Steve Kleinedler, a lexicographer, is supervising editor for the American Heritage Dictionary of the English Language, published by Houghton Mifflin Harcourt (HMH). Since 1997, he has worked on dozens of additional titles at HMH, including the recent 100 Words Almost Everyone Mispronounces.
Q: What is your preferred environment for editing?
A: My desk in my office. This desk is piled with papers, books, coffee . . . well, let me start over. On the left side of my desk there are twenty-seven books lined against the wall, with two others lying on top of them. Sandwiched in between those books is a CD of a band that a former editor played in, the membership directory for the Dictionary Society of North America, a "Grammar Girl" CD, and a printed out list of entries in the American Heritage Dictionary of run-ons that have hyphens. There's a canister of red pens and a variety of highlighters. There are seven open books, stacked on top of each other. A coffee cup, two lids, a ruler, my pink bunny mug that I got as a gift in 1984, spoons, more pens, paper, rubber bands, paper clips, and a stack of index cards with comments, suggestions, and corrigenda. And that's just about three square feet of space. I work well in clutter. I know exactly where everything is. If I'm editing on paper, I have a table that has a slanted surface so I don't throw my back out. About seven years ago, my neck froze up. I never want to go through that again.
Q: What punctuation mark are you fondest of?
A: The semicolon is what shot through my mind first. Actually, I like adding semicolons when proofreading. When you add the semicolon to the margin, you embellish it with the upside-down caret above the dot and the caret below the comma, and the combined effect looks really cool. The punctuation mark I most like to write is the delete symbol. When I doodle, it's often a cascade of these.
Q: What punctuation, spelling, grammar, style, or usage error annoys you the most?
A: I'm pretty laid back in that I don't go around correcting people. That said, hypercorrections set my teeth on edge, especially the use of "I" instead of "me" after prepositions and as direct and indirect objects. Sometimes, I yell at the television. I yelled at American's Most Smartest Model a lot. Mary Alice Stephenson did this all the time and I kept waiting for Ben Stein to yell "with you and ME!" -- but he never did. (Tim Gunn, on the other hand, is my hero.)
Q: If you weren't in your current line of work, what would you be doing instead?
A: I transferred into Northwestern as a junior, and I had to make a snap decision about a major, and I was torn between linguistics and geography. I'd always had a fascination with language and maps. I would like to think that had I chosen geography, I would be a cartographer. I find it interesting that both cartographers and lexicographers have been equally affected by the phased disintegration of the former Yugoslavia over the past 18 years.
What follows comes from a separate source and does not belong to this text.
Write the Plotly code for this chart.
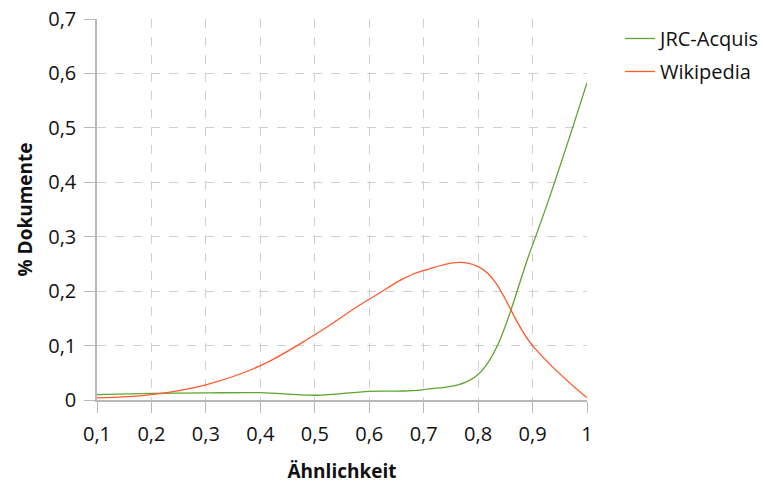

If not cartography, I would probably be pursuing a career in directing for the stage -- currently in the evenings I direct sketch comedy at ImprovBoston.
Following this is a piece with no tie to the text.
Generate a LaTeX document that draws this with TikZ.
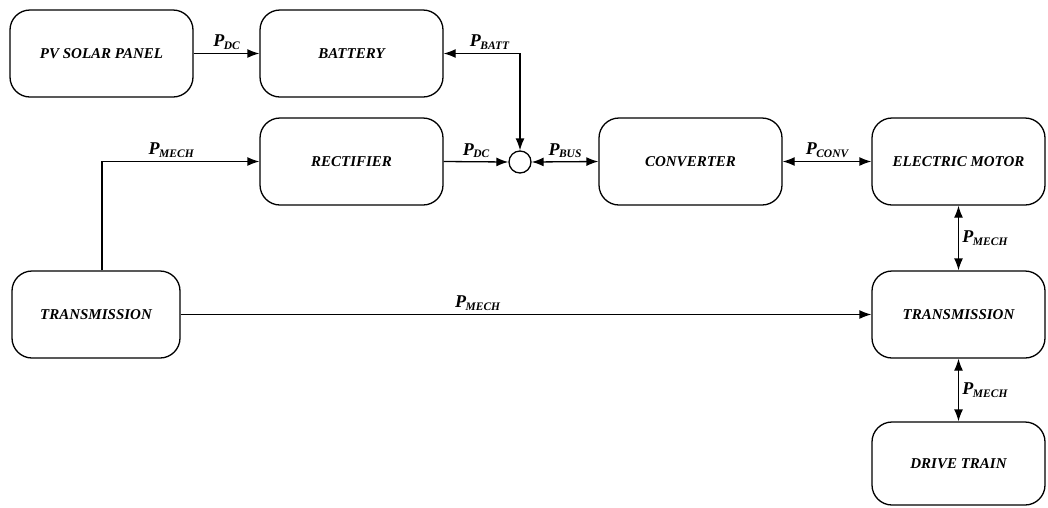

Q: What drove you to become an editor?
A: So many random things. After I graduated from Northwestern, one of my professors began providing me with lexicographic freelance work. For my nine-to-five job, however, I was a word processor for a mortgage banker in Chicago. The word processors transcribed letters that officers had dictated into a Dictaphone. The company president hated long-windedness and insisted that the letters be edited thoroughly. At first, he edited everything that I transcribed to show me how to do it. After a couple months, I was expected to edit everything I transcribed (including his letters). This is where I learned how to express ideas concisely and slash overblown verbiage. I don't think I realized at first how crucial editing skills would be in lexicography, but you need to know how to edit to be a lexicographer -- in addition to creating content, you have to know how to edit.